### Your task
Only the lines from the start of the data below through the line that contains "at (197,405) (t4)" are to be copied, exactly and without pictures.

### Data to process
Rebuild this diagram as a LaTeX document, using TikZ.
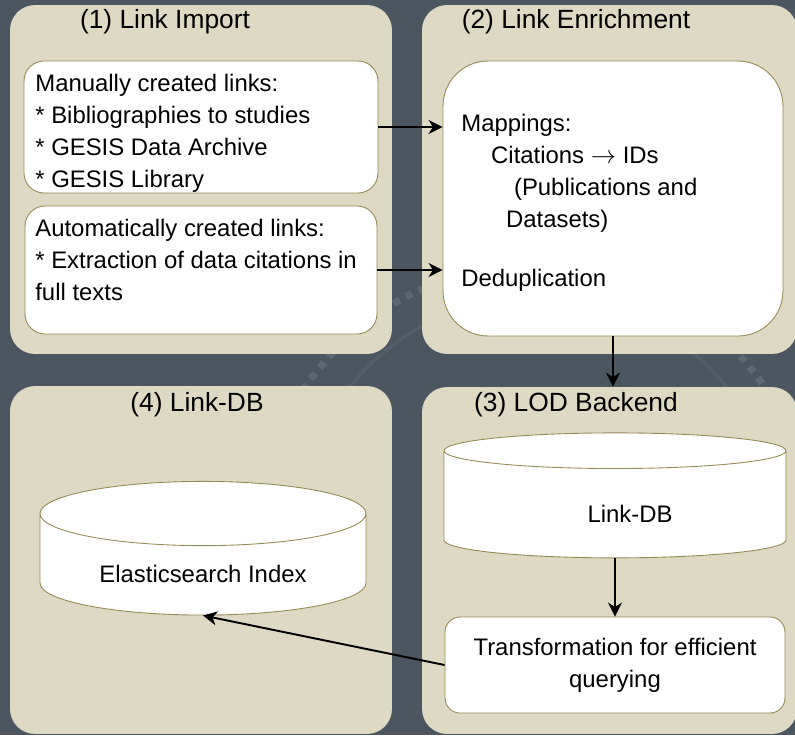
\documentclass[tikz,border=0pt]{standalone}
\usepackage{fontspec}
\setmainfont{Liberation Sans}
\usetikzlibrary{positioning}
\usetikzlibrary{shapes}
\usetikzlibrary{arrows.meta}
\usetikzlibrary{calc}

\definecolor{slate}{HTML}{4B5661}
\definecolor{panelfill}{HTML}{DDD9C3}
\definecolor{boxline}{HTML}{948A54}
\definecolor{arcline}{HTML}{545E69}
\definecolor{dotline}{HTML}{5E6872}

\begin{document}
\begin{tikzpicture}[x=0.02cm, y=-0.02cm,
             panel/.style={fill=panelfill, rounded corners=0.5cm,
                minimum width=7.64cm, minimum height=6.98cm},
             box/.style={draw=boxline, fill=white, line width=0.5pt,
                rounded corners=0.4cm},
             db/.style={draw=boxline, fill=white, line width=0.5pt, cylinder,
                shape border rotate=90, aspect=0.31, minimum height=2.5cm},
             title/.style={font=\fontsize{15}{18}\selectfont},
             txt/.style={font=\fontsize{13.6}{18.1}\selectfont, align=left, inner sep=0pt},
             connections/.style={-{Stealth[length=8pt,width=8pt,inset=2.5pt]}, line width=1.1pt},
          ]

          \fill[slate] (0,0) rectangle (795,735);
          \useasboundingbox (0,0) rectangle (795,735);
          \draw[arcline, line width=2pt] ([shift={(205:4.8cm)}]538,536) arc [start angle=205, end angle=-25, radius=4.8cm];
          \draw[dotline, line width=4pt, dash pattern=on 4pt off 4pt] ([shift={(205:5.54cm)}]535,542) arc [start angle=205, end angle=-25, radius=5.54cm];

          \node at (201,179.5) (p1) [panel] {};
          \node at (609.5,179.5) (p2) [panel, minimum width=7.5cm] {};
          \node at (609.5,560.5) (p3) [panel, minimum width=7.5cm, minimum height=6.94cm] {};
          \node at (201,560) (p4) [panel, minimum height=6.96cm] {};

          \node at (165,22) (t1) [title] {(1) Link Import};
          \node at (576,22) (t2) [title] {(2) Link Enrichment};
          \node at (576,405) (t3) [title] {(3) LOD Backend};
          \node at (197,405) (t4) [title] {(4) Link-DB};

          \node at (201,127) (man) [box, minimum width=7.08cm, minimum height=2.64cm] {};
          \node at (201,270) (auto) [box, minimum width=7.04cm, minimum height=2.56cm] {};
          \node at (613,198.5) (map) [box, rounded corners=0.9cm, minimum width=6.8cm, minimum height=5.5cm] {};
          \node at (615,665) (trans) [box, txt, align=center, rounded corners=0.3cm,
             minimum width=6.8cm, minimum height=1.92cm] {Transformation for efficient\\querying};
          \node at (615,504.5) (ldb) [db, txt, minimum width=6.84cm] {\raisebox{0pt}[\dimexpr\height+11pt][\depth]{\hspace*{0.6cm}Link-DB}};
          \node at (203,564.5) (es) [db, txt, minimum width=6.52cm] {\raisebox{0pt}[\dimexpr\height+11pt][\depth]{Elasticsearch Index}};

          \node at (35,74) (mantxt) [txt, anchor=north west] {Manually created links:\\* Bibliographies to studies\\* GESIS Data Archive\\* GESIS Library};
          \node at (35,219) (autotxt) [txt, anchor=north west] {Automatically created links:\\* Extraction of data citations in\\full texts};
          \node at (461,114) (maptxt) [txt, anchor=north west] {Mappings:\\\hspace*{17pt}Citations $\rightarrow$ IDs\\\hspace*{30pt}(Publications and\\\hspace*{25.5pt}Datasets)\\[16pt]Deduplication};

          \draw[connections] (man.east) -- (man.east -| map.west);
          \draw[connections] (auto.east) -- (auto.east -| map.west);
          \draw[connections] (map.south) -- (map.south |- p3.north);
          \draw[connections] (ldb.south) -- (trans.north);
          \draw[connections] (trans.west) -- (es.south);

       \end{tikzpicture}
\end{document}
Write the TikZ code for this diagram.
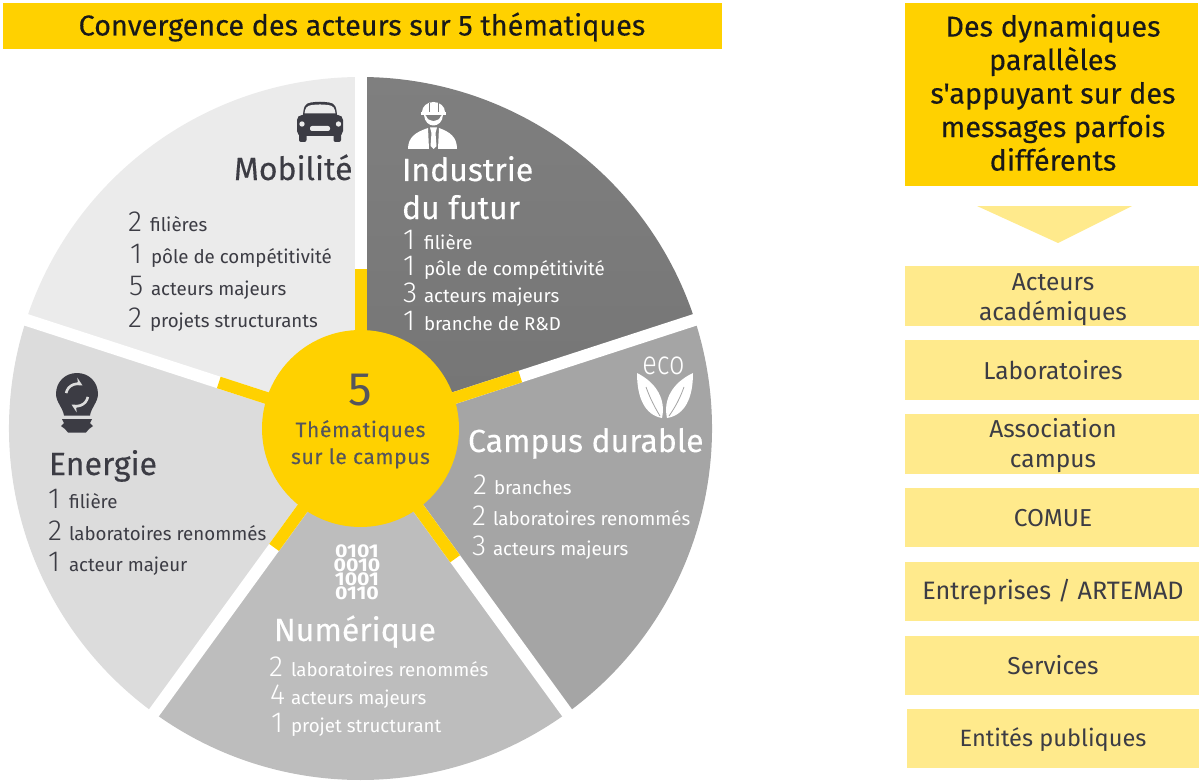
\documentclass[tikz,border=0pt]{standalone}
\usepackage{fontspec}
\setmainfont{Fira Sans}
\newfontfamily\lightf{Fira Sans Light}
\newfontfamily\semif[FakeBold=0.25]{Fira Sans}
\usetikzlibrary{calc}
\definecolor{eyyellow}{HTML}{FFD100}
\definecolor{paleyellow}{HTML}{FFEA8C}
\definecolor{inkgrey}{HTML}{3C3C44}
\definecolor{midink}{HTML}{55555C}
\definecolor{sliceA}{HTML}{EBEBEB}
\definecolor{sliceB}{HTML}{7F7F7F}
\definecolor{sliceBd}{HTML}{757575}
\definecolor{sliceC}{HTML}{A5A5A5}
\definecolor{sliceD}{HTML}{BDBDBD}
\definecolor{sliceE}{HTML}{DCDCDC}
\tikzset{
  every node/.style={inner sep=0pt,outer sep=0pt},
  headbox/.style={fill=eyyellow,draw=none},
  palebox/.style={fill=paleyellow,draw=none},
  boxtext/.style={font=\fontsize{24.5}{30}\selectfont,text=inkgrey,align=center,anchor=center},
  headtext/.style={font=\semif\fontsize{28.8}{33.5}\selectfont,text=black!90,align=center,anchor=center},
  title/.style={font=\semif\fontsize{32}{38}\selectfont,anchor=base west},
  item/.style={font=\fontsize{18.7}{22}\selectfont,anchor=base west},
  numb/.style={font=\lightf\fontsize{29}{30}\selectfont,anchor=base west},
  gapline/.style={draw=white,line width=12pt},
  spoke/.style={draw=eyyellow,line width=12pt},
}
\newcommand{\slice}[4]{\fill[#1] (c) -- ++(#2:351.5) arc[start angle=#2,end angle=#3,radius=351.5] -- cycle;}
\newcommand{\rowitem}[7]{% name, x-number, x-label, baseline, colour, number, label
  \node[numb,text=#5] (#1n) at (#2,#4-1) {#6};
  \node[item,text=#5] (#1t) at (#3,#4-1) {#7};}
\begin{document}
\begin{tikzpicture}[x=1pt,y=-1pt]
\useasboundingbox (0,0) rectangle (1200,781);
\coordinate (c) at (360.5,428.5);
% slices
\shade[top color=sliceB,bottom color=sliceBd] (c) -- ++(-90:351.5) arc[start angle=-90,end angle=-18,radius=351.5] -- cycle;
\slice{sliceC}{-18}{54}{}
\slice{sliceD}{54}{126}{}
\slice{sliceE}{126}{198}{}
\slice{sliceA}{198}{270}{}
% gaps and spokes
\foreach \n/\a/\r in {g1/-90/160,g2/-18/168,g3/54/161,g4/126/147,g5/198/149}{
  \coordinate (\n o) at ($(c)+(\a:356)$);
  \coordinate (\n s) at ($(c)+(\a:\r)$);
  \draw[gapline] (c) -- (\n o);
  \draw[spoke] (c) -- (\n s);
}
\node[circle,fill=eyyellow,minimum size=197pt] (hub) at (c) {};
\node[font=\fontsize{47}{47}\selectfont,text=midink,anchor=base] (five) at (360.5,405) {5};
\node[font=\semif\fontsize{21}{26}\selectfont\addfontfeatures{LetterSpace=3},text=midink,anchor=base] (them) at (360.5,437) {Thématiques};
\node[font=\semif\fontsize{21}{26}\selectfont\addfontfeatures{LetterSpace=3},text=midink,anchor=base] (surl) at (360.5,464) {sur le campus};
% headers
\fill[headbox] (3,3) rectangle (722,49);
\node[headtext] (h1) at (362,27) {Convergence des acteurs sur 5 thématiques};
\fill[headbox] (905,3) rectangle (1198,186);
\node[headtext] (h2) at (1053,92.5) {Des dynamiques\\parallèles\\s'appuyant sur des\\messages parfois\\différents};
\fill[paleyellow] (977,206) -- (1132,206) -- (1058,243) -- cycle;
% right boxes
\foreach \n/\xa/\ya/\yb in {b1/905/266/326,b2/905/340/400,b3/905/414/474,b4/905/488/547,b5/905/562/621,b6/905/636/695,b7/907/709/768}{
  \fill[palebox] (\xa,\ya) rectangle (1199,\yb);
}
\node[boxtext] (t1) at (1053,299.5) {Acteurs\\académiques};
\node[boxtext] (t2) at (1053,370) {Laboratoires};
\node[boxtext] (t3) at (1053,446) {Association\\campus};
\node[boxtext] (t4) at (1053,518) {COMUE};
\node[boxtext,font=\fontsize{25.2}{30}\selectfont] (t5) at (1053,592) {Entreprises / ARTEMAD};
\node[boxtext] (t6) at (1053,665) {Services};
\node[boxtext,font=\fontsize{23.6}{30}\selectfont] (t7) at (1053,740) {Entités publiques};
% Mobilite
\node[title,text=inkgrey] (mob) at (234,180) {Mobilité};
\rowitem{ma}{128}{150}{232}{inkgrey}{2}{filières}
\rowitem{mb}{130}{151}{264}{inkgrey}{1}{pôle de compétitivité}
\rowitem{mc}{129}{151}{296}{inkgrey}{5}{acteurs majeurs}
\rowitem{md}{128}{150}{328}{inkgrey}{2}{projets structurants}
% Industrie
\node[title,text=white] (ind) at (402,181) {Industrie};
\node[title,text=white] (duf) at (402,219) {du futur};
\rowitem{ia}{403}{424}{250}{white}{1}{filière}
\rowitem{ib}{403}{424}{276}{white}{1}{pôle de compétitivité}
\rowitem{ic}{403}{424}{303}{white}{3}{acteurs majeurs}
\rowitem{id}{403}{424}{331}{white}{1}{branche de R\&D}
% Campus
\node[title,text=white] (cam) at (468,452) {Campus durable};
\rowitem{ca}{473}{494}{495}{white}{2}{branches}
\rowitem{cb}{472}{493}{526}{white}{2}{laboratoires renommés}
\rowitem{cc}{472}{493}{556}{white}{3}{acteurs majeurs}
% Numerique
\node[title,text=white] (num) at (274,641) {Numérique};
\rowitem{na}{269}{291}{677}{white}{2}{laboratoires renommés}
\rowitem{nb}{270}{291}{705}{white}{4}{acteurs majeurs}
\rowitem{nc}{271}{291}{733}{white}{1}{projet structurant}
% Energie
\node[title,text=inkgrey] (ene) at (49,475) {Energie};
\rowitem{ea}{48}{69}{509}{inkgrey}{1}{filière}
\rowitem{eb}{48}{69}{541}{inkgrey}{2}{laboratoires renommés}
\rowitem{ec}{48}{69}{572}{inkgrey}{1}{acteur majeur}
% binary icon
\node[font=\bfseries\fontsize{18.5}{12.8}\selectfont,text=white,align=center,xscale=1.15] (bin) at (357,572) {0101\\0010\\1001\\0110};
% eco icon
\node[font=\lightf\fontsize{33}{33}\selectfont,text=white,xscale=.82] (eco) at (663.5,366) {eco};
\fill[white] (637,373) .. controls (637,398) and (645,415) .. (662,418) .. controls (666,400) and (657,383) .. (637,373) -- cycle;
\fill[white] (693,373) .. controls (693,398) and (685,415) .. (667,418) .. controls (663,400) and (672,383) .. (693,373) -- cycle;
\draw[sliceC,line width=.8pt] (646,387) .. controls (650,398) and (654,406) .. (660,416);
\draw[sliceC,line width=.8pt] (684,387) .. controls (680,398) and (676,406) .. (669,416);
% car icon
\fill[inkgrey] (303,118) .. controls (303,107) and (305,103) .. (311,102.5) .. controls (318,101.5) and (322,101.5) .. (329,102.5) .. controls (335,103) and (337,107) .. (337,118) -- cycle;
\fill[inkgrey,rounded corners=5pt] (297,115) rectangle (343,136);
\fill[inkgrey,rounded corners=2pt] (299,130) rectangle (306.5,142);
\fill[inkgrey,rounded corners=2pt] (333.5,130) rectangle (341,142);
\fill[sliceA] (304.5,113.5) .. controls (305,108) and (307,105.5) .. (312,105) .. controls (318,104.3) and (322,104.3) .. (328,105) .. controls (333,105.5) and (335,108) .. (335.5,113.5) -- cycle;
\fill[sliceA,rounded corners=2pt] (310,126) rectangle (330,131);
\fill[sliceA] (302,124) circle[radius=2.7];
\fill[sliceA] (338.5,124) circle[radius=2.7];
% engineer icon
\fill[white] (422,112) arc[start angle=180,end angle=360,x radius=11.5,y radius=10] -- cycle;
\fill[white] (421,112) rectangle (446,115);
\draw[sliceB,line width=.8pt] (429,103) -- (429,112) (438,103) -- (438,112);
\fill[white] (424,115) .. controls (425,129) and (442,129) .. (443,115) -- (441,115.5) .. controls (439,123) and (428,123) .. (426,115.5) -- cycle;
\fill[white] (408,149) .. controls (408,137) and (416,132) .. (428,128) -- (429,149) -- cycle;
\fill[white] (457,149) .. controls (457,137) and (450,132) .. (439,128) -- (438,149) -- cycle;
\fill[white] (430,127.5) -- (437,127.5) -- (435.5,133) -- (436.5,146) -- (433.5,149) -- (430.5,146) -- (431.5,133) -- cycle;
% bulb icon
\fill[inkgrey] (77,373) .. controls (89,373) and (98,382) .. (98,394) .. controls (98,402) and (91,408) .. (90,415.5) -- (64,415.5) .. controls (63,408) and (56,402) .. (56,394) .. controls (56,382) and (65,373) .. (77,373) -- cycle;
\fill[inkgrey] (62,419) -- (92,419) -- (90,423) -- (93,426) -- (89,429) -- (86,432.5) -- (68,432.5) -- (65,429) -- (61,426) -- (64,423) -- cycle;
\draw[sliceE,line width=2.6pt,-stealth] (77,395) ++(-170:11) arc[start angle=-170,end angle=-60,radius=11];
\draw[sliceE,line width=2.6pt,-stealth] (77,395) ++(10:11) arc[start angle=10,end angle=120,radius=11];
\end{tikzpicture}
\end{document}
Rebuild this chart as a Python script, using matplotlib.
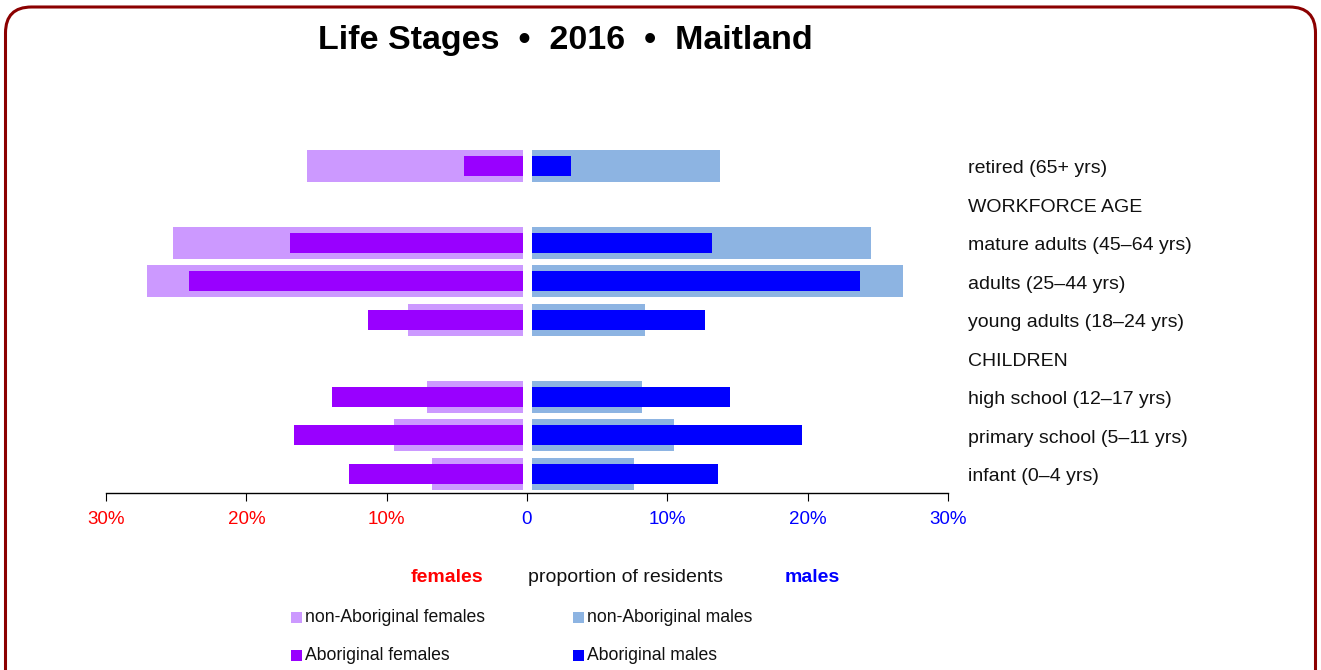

### Full output
Rebuild this diagram as a LaTeX document, using TikZ.
\documentclass[tikz,border=0pt]{standalone}
\usepackage{fontspec}
\setmainfont{Liberation Sans}
\usetikzlibrary{positioning}
\usetikzlibrary{shapes}
\usetikzlibrary{arrows.meta}
\usetikzlibrary{calc}

\definecolor{slate}{HTML}{4B5661}
\definecolor{panelfill}{HTML}{DDD9C3}
\definecolor{boxline}{HTML}{948A54}
\definecolor{arcline}{HTML}{545E69}
\definecolor{dotline}{HTML}{5E6872}

\begin{document}
\begin{tikzpicture}[x=0.02cm, y=-0.02cm,
             panel/.style={fill=panelfill, rounded corners=0.5cm,
                minimum width=7.64cm, minimum height=6.98cm},
             box/.style={draw=boxline, fill=white, line width=0.5pt,
                rounded corners=0.4cm},
             db/.style={draw=boxline, fill=white, line width=0.5pt, cylinder,
                shape border rotate=90, aspect=0.31, minimum height=2.5cm},
             title/.style={font=\fontsize{15}{18}\selectfont},
             txt/.style={font=\fontsize{13.6}{18.1}\selectfont, align=left, inner sep=0pt},
             connections/.style={-{Stealth[length=8pt,width=8pt,inset=2.5pt]}, line width=1.1pt},
          ]

          \fill[slate] (0,0) rectangle (795,735);
          \useasboundingbox (0,0) rectangle (795,735);
          \draw[arcline, line width=2pt] ([shift={(205:4.8cm)}]538,536) arc [start angle=205, end angle=-25, radius=4.8cm];
          \draw[dotline, line width=4pt, dash pattern=on 4pt off 4pt] ([shift={(205:5.54cm)}]535,542) arc [start angle=205, end angle=-25, radius=5.54cm];

          \node at (201,179.5) (p1) [panel] {};
          \node at (609.5,179.5) (p2) [panel, minimum width=7.5cm] {};
          \node at (609.5,560.5) (p3) [panel, minimum width=7.5cm, minimum height=6.94cm] {};
          \node at (201,560) (p4) [panel, minimum height=6.96cm] {};

          \node at (165,22) (t1) [title] {(1) Link Import};
          \node at (576,22) (t2) [title] {(2) Link Enrichment};
          \node at (576,405) (t3) [title] {(3) LOD Backend};
          \node at (197,405) (t4) [title] {(4) Link-DB};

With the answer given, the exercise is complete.